▶ _Data for this task_:
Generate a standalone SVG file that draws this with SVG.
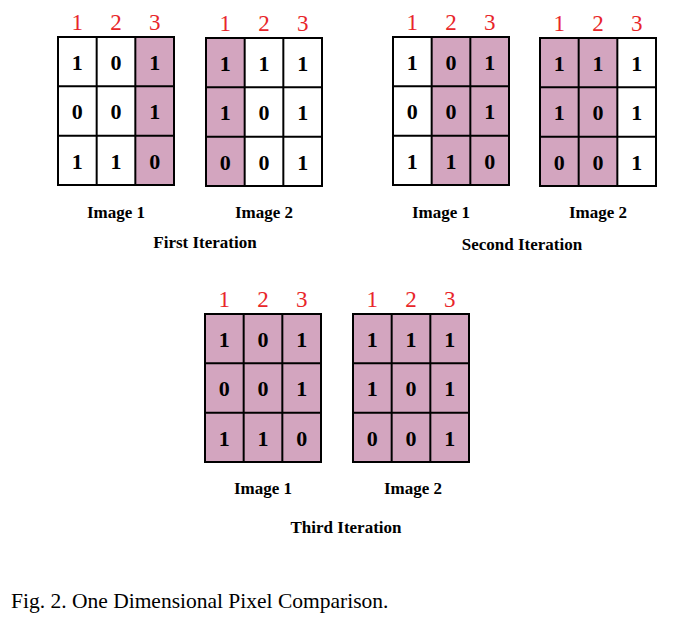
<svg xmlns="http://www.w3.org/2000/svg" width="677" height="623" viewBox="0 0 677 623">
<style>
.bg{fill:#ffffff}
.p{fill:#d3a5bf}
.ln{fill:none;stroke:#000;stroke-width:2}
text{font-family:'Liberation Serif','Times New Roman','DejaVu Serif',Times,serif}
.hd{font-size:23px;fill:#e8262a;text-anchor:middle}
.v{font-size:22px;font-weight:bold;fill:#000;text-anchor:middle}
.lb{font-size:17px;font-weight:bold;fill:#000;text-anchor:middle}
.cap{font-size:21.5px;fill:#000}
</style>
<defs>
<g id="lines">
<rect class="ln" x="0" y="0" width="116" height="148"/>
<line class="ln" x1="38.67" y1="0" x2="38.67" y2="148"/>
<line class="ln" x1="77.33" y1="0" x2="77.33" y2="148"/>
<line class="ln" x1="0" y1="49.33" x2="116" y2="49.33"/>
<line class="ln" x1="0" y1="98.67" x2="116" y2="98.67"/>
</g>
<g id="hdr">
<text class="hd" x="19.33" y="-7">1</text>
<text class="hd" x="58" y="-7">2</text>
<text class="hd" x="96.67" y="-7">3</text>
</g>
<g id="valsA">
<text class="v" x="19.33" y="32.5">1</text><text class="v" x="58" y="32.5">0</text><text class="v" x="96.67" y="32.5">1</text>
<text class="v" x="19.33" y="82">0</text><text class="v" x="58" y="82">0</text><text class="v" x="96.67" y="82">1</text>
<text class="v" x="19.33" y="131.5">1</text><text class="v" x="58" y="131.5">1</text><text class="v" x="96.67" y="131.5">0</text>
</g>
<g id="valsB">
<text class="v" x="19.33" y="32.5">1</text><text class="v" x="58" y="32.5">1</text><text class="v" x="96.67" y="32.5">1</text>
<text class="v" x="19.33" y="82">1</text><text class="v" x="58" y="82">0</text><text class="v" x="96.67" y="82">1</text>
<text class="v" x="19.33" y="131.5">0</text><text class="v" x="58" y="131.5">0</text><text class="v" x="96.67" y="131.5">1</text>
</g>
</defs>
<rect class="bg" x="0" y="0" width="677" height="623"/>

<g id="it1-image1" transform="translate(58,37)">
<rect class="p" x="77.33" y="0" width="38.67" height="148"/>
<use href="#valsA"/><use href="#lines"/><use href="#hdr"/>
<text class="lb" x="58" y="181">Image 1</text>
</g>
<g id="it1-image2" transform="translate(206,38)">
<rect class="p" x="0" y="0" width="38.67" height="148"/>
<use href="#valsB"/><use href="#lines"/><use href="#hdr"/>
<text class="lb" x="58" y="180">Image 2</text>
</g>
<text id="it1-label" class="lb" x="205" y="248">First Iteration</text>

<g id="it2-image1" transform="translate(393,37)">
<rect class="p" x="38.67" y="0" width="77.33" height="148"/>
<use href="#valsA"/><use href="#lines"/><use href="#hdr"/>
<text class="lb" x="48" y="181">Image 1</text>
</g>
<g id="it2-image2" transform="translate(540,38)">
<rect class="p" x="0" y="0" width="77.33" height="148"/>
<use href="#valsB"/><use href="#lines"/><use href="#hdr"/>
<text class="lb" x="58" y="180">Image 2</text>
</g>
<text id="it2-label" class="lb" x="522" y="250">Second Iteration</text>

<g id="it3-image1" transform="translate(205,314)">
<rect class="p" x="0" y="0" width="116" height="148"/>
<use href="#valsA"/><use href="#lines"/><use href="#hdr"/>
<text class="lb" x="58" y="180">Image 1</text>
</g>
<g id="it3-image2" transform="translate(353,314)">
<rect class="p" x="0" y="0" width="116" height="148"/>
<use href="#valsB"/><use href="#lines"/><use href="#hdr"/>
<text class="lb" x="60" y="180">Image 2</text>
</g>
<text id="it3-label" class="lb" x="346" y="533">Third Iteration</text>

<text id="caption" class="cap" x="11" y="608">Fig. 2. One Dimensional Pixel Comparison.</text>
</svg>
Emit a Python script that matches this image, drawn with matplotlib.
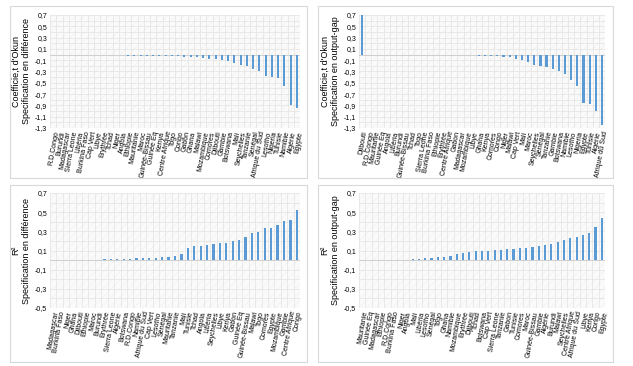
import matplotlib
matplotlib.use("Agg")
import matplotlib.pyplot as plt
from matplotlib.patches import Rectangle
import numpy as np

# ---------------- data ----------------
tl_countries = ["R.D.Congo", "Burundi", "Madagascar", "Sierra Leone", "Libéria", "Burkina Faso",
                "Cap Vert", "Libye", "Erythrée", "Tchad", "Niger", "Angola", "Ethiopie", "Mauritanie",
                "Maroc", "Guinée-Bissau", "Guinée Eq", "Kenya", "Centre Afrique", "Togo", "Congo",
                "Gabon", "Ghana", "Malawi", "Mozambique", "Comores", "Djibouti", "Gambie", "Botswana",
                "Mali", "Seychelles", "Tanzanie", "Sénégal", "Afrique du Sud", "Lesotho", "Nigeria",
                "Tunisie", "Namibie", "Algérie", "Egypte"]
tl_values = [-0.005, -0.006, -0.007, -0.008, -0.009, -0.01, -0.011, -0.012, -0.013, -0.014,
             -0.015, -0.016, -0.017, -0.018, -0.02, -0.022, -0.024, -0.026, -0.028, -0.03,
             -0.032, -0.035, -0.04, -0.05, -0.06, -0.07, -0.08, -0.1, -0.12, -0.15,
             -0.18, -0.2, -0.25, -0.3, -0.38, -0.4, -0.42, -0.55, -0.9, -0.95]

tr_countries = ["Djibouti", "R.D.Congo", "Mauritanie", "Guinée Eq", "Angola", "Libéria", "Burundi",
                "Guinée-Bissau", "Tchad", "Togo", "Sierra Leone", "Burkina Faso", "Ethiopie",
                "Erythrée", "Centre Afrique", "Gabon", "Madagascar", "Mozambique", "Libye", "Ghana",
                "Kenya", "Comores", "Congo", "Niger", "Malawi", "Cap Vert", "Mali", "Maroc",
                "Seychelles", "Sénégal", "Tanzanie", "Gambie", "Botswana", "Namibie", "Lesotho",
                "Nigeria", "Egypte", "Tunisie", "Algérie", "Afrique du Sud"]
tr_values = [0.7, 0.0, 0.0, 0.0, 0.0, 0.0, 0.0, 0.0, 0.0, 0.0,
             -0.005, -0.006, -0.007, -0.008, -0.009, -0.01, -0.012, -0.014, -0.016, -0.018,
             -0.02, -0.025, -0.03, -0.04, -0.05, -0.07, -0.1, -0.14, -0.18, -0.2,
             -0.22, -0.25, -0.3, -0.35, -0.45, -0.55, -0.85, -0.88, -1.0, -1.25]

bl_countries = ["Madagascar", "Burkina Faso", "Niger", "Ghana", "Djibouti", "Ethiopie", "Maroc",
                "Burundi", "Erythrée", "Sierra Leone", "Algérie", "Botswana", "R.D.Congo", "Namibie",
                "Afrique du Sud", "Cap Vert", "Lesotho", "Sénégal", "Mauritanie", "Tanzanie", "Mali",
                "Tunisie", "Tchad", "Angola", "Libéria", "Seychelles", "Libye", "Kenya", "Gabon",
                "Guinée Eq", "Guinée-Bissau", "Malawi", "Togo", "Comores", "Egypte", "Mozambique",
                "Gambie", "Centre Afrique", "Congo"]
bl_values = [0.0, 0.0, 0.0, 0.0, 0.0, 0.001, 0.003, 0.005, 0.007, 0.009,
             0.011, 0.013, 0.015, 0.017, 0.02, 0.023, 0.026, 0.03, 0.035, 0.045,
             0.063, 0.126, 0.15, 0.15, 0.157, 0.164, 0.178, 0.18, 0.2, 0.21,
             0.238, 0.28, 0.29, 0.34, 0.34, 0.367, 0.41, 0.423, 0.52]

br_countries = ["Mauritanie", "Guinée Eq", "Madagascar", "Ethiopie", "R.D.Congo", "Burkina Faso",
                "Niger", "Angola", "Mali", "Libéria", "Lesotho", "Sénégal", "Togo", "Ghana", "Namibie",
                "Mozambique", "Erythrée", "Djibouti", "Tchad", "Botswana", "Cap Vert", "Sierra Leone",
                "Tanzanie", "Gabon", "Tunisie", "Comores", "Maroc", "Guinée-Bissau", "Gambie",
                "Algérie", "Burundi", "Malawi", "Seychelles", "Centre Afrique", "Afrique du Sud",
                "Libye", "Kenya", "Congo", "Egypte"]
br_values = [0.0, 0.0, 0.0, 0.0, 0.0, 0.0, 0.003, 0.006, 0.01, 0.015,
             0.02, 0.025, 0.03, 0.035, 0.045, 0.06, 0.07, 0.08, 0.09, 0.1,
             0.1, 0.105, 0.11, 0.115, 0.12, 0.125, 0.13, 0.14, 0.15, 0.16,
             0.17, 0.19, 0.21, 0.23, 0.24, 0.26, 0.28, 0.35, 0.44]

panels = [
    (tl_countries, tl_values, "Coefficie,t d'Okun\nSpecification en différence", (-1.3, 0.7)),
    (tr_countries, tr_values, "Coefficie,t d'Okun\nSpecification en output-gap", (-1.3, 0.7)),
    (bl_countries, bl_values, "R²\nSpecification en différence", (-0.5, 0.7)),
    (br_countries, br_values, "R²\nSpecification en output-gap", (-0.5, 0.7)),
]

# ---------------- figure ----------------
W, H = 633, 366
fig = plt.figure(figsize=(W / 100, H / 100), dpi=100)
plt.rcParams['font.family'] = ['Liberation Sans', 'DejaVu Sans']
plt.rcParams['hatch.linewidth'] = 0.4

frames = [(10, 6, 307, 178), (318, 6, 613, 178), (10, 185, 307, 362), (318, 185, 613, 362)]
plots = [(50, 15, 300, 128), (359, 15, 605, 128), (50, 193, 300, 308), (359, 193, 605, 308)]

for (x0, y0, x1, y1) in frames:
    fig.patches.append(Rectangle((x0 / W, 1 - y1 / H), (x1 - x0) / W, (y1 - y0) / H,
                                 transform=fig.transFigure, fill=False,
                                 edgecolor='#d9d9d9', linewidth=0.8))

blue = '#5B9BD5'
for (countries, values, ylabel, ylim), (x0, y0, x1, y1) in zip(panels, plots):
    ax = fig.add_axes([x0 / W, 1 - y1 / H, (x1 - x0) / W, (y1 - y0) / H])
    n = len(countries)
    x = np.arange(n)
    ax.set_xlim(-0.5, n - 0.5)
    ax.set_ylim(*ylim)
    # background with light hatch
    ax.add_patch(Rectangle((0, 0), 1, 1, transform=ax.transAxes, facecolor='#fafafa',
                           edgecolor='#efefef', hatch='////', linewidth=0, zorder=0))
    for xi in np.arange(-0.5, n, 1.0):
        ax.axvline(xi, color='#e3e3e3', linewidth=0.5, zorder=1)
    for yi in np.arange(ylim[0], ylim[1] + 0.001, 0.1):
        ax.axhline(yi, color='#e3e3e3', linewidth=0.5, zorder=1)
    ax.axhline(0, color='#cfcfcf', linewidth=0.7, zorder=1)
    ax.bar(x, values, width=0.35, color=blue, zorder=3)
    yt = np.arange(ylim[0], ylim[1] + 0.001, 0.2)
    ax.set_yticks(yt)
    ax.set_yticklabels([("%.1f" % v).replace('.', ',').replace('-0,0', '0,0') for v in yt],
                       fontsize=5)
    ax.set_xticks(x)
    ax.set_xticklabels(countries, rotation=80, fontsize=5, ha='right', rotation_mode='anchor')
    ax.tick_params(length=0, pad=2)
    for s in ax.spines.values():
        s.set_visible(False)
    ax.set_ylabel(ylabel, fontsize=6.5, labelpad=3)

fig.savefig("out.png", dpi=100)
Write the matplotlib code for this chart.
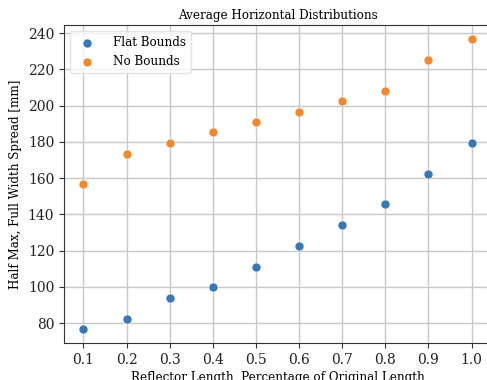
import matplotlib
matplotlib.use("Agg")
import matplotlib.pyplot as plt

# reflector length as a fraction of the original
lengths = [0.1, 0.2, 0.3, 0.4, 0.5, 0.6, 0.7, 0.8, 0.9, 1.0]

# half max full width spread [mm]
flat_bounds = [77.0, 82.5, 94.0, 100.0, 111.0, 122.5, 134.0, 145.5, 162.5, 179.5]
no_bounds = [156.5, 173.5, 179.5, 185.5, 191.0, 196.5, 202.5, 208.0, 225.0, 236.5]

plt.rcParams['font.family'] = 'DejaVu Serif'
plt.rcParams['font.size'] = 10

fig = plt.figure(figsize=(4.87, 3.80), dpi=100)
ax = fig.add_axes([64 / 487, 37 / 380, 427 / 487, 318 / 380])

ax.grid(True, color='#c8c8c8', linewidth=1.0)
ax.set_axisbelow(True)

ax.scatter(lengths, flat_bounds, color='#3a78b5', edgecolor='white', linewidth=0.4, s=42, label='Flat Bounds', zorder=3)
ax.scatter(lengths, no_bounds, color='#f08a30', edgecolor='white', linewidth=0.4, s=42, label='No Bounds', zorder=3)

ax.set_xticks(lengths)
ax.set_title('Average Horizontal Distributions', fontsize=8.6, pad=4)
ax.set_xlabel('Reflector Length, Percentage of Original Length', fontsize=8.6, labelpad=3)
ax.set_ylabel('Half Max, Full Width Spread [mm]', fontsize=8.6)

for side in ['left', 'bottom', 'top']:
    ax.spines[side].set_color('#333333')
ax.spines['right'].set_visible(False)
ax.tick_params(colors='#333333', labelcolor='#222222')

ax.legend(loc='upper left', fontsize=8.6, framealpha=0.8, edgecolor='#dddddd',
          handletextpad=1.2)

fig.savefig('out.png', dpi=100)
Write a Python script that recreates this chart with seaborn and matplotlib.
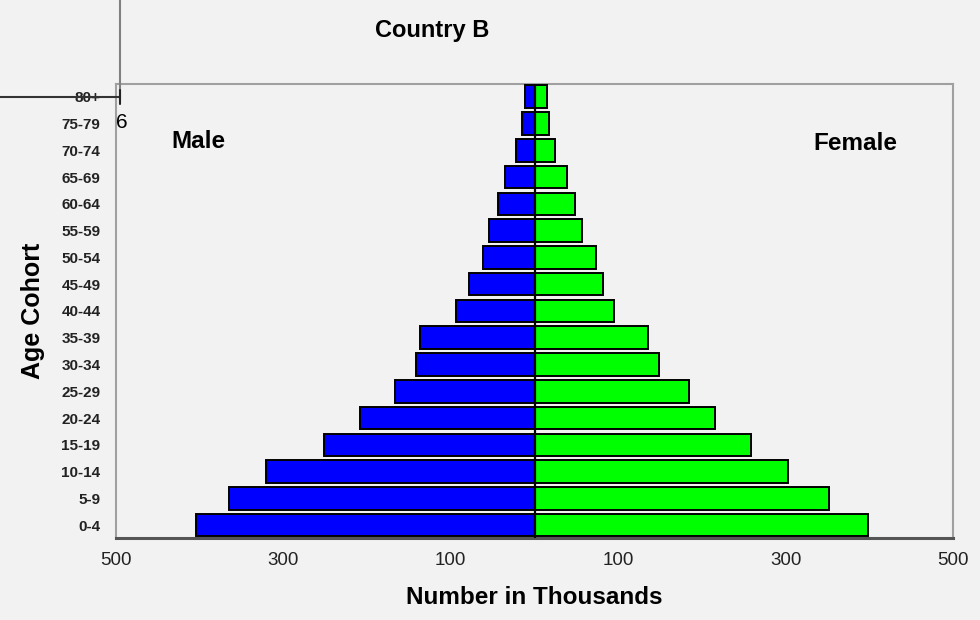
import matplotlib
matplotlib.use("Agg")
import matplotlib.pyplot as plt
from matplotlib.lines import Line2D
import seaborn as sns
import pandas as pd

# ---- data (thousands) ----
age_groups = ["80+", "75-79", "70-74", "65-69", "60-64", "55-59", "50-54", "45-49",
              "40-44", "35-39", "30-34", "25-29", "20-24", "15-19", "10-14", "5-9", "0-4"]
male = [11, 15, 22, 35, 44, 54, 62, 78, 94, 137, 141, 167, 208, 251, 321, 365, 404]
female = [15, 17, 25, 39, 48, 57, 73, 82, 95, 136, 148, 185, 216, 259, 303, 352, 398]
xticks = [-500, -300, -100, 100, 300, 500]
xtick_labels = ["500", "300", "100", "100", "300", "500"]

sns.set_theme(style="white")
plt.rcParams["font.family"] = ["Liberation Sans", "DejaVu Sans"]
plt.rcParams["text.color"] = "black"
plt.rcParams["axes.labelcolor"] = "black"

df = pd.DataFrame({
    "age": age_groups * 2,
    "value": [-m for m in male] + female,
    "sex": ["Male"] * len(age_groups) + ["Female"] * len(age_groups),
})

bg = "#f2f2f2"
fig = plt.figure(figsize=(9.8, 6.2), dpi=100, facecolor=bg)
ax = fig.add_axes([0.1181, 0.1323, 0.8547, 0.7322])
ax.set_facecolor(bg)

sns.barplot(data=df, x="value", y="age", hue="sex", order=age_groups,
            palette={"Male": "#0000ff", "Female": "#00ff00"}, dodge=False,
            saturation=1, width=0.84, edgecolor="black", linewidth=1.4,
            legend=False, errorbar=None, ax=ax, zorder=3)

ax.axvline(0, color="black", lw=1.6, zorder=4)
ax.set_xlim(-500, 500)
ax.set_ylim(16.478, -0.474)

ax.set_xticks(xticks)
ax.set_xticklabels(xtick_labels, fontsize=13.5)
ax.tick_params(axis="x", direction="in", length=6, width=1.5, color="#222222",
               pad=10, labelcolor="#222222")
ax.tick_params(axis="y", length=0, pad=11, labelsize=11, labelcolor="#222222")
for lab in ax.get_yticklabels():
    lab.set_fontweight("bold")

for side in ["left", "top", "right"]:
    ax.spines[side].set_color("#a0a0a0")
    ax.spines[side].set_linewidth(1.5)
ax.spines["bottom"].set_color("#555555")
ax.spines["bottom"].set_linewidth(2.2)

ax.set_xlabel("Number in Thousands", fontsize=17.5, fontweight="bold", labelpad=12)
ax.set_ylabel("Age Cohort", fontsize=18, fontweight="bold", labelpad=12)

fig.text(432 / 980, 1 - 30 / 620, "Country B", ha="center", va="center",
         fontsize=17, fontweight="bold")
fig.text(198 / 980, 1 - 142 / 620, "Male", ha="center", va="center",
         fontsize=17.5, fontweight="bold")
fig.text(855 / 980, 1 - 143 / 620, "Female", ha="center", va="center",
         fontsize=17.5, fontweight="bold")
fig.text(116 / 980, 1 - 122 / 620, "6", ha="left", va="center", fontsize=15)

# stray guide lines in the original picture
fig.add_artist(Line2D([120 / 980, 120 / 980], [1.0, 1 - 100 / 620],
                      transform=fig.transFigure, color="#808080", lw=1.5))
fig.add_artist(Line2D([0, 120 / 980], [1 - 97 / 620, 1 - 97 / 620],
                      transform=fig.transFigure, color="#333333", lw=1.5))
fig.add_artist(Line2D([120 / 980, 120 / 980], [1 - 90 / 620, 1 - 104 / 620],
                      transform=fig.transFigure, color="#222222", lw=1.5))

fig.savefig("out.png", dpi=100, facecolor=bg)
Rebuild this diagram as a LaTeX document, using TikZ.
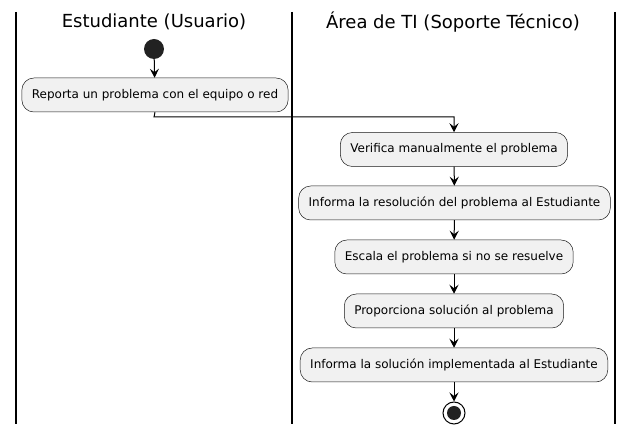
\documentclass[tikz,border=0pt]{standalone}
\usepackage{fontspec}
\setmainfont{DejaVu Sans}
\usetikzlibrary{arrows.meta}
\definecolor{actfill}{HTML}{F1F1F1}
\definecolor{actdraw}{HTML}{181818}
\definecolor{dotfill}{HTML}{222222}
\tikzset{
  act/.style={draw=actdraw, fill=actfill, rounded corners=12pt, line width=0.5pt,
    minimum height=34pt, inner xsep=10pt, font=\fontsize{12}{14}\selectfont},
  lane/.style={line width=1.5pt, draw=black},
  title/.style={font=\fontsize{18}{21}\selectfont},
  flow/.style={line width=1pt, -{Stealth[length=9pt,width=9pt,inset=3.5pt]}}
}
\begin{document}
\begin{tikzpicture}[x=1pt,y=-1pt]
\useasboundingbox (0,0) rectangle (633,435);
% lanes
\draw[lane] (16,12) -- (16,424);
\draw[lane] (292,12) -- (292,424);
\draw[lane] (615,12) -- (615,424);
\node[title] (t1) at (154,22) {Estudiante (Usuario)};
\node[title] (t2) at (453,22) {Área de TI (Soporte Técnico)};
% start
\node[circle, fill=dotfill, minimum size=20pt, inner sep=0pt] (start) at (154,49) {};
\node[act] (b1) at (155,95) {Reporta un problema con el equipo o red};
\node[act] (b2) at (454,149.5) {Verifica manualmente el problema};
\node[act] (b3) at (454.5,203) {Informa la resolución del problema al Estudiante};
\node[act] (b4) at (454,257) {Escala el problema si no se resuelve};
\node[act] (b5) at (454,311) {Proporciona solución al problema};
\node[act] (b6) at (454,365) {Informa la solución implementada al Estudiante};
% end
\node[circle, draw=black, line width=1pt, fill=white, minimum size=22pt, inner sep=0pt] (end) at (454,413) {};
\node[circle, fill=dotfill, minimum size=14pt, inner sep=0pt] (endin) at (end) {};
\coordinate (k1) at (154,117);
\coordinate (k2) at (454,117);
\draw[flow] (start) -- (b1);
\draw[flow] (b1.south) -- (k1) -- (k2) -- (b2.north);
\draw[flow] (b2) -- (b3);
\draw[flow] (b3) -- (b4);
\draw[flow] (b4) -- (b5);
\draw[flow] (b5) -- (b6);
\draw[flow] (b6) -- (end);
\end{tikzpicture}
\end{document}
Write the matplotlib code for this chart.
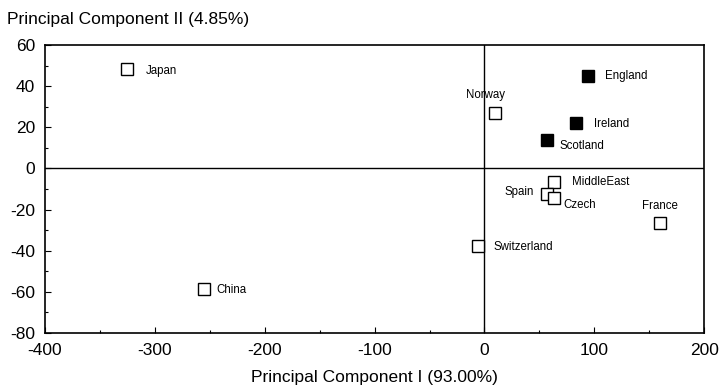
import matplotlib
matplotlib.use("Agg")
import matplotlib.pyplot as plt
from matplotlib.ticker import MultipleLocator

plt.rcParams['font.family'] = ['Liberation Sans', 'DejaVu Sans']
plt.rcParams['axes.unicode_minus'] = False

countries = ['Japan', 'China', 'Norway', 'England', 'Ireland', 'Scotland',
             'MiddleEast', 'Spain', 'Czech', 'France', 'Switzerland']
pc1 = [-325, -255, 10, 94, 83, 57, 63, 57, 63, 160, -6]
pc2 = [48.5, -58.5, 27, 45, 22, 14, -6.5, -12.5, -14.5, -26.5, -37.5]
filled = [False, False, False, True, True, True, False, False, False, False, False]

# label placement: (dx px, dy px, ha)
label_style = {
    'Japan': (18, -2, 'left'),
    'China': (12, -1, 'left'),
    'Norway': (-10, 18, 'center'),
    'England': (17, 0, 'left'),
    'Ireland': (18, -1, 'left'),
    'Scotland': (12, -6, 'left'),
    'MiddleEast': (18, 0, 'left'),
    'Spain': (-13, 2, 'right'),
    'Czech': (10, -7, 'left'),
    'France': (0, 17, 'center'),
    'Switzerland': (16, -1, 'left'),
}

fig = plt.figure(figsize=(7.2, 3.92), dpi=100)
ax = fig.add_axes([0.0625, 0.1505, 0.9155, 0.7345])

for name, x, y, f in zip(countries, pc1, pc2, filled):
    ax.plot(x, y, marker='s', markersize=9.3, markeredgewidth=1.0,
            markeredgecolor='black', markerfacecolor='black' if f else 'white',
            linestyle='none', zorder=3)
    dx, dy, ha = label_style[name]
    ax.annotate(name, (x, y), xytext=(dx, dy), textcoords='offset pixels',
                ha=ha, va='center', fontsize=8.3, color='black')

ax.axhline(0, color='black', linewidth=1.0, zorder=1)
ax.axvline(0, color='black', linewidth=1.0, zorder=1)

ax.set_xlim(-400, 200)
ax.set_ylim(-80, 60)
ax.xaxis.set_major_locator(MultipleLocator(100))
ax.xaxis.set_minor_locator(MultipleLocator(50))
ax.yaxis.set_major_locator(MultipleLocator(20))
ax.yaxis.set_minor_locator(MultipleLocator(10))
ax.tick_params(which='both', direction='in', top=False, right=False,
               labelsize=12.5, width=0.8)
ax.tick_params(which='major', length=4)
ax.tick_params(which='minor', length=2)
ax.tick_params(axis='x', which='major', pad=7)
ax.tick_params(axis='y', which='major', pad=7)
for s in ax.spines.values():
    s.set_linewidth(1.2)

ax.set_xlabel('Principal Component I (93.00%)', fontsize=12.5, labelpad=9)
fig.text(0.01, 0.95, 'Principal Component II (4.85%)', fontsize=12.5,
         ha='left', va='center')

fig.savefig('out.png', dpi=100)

▶ _What to produce_: From the line containing "Rebuild this diagram" through the line containing "from matplotlib.ticker import MultipleLocator", copy every line above exactly, without pictures.

▶ _Worked solution_:
Rebuild this diagram as a LaTeX document, using TikZ.
\documentclass[tikz,border=0pt]{standalone}
\usepackage{fontspec}
\setmainfont{DejaVu Sans}
\usetikzlibrary{arrows.meta}
\definecolor{actfill}{HTML}{F1F1F1}
\definecolor{actdraw}{HTML}{181818}
\definecolor{dotfill}{HTML}{222222}
\tikzset{
  act/.style={draw=actdraw, fill=actfill, rounded corners=12pt, line width=0.5pt,
    minimum height=34pt, inner xsep=10pt, font=\fontsize{12}{14}\selectfont},
  lane/.style={line width=1.5pt, draw=black},
  title/.style={font=\fontsize{18}{21}\selectfont},
  flow/.style={line width=1pt, -{Stealth[length=9pt,width=9pt,inset=3.5pt]}}
}
\begin{document}
\begin{tikzpicture}[x=1pt,y=-1pt]
\useasboundingbox (0,0) rectangle (633,435);
% lanes
\draw[lane] (16,12) -- (16,424);
\draw[lane] (292,12) -- (292,424);
\draw[lane] (615,12) -- (615,424);
\node[title] (t1) at (154,22) {Estudiante (Usuario)};
\node[title] (t2) at (453,22) {Área de TI (Soporte Técnico)};
% start
\node[circle, fill=dotfill, minimum size=20pt, inner sep=0pt] (start) at (154,49) {};
\node[act] (b1) at (155,95) {Reporta un problema con el equipo o red};
\node[act] (b2) at (454,149.5) {Verifica manualmente el problema};
\node[act] (b3) at (454.5,203) {Informa la resolución del problema al Estudiante};
\node[act] (b4) at (454,257) {Escala el problema si no se resuelve};
\node[act] (b5) at (454,311) {Proporciona solución al problema};
\node[act] (b6) at (454,365) {Informa la solución implementada al Estudiante};
% end
\node[circle, draw=black, line width=1pt, fill=white, minimum size=22pt, inner sep=0pt] (end) at (454,413) {};
\node[circle, fill=dotfill, minimum size=14pt, inner sep=0pt] (endin) at (end) {};
\coordinate (k1) at (154,117);
\coordinate (k2) at (454,117);
\draw[flow] (start) -- (b1);
\draw[flow] (b1.south) -- (k1) -- (k2) -- (b2.north);
\draw[flow] (b2) -- (b3);
\draw[flow] (b3) -- (b4);
\draw[flow] (b4) -- (b5);
\draw[flow] (b5) -- (b6);
\draw[flow] (b6) -- (end);
\end{tikzpicture}
\end{document}
Write the matplotlib code for this chart.
import matplotlib
matplotlib.use("Agg")
import matplotlib.pyplot as plt
from matplotlib.ticker import MultipleLocator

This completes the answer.